Alors qu’"As Bestas" pourrait facilement glisser dans la surenchère, le film démontre une acuité et une justesse de (presque) tous les instants. Ici, toutes les petites phrases comptent de même que le moindre regard et la plus infime expression. Qu’il soit question d’autopsier une Espagne à deux vitesses écartelée entre la mondialisation et la pauvreté, entre la ville et la campagne, ou d’esquisser le dialogue impossible entre deux mondes étrangers, le long-métrage déborde de maîtrise. Certes, tout cela par une certaine rigidité (par exemple à cause des deux parties en miroir, avec Antoine d’un côté et la rationalité mortifère de la technologie – le recours à la caméra –, de l’autre avec Olga résistant mordicus à toute animosité et violence) manque parfois de rondeurs et de mise en scène, mais la terreur mentale et la sécheresse virtuose l’emportent sur l’inaction.

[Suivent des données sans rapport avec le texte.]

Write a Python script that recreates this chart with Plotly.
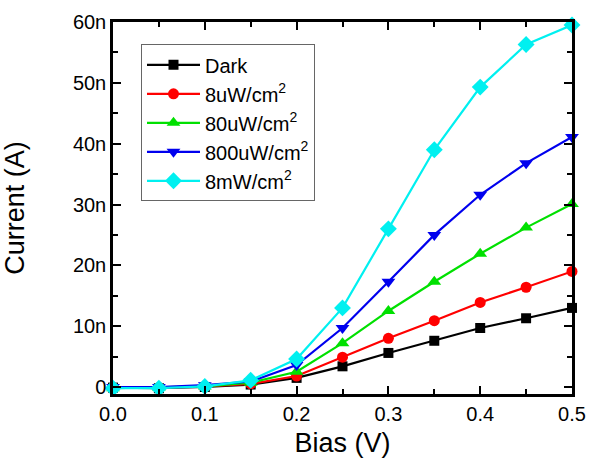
import plotly.graph_objects as go

bias = [0.0, 0.05, 0.1, 0.15, 0.2, 0.25, 0.3, 0.35, 0.4, 0.45, 0.5]
dark = [-0.1, -0.2, 0.0, 0.4, 1.5, 3.4, 5.6, 7.6, 9.7, 11.3, 13.0]
uw8 = [-0.1, -0.1, 0.1, 0.5, 1.8, 4.9, 8.0, 10.9, 13.9, 16.4, 19.0]
uw80 = [-0.2, -0.1, 0.1, 0.7, 2.5, 7.2, 12.5, 17.3, 21.9, 26.2, 30.1]
uw800 = [0.0, 0.0, 0.3, 0.9, 3.6, 9.7, 17.3, 25.0, 31.6, 36.8, 41.1]
mw8 = [-0.2, -0.2, 0.1, 1.1, 4.6, 13.0, 26.0, 39.0, 49.3, 56.3, 59.5]

names = ["Dark", "8uW/cm<sup>2</sup>", "80uW/cm<sup>2</sup>", "800uW/cm<sup>2</sup>", "8mW/cm<sup>2</sup>"]
series = [dark, uw8, uw80, uw800, mw8]
colors = ["#000000", "#ff0000", "#00e000", "#0000ee", "#00f0f0"]
symbols = ["square", "circle", "triangle-up", "triangle-down", "diamond"]
sizes = [10, 11, 12, 12, 13]

ytickvals = [0, 10, 20, 30, 40, 50, 60]
yticktext = ["0", "10n", "20n", "30n", "40n", "50n", "60n"]
xtickvals = [0.0, 0.1, 0.2, 0.3, 0.4, 0.5]
xticktext = ["0.0", "0.1", "0.2", "0.3", "0.4", "0.5"]

FONT = "Liberation Sans, Arial, sans-serif"

fig = go.Figure()
for name, ys, c, s, sz in zip(names, series, colors, symbols, sizes):
    fig.add_trace(go.Scatter(
        x=bias, y=[v * 1e-9 for v in ys], name=name, mode="lines+markers",
        line=dict(color=c, width=2.2),
        marker=dict(symbol=s, size=sz, color=c, line=dict(width=0)),
        cliponaxis=False,
    ))

axis_common = dict(
    showline=True, linecolor="black", linewidth=2.5, mirror="allticks",
    ticks="inside", ticklen=8, tickwidth=2, tickcolor="black",
    showgrid=False, zeroline=False, automargin=False,
    ticklabeloverflow="allow",
    tickfont=dict(family=FONT, size=20, color="black"),
)

fig.update_layout(
    width=591, height=472,
    margin=dict(l=113, r=19, t=22, b=78),
    paper_bgcolor="white", plot_bgcolor="white",
    font=dict(family=FONT, color="black"),
    xaxis=dict(
        range=[0, 0.5], tickvals=xtickvals, ticktext=xticktext,
        minor=dict(ticks="inside", ticklen=5, tickwidth=2, tickcolor="black", dtick=0.05, tick0=0),
        title=dict(text="Bias (V)", font=dict(family=FONT, size=27), standoff=10),
        **axis_common,
    ),
    yaxis=dict(
        range=[-1.15e-9, 60e-9], tickvals=[v * 1e-9 for v in ytickvals], ticktext=yticktext,
        minor=dict(ticks="inside", ticklen=5, tickwidth=2, tickcolor="black", dtick=5e-9, tick0=0),
        title=dict(text="Current (A)", font=dict(family=FONT, size=27), standoff=41),
        **axis_common,
    ),
    legend=dict(
        x=0.061, y=0.94, xanchor="left", yanchor="top",
        bgcolor="white", bordercolor="#666666", borderwidth=1,
        font=dict(family=FONT, size=20, color="black"),
        tracegroupgap=0, itemwidth=53,
    ),
    showlegend=True,
)

fig.write_html("out.html", config={"displayModeBar": False},
               post_script="document.body.style.margin='0';")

Cette réussite d’"As Bestas" par delà le schématisme de sa structure en diptyque tient aussi en grande partie aux acteurs. Si Marina Fois, exemplaire de patience, et Denis Ménochet, éclatant de douceur et de terreur rentrée, impressionnent, les deux prestations les plus époustouflantes du film restent celles de Luis Zahera et Diego Anido. Dans le rôle des frères Xan et Lorenzo, les deux acteurs rivalisent de sauvagerie et de férocité. Diego Anido, à lui tout seul, apparaît d’ailleurs au gré de ses expressions foisonnantes de l’hostilité comme l’une des incarnations les plus effroyables du dégoût et du ressentiment. Par-dessous son innocence, se cachent un calcul et une barbarie inouïs. Une malveillance et une cruauté que pas même le sourire rayonnant d’Olga ne suffit in fine à adoucir ou à estomper.
Sorti en salles en juillet 2022, "As Bestas" est disponible en VOD notamment via Canal + et PremiereMax.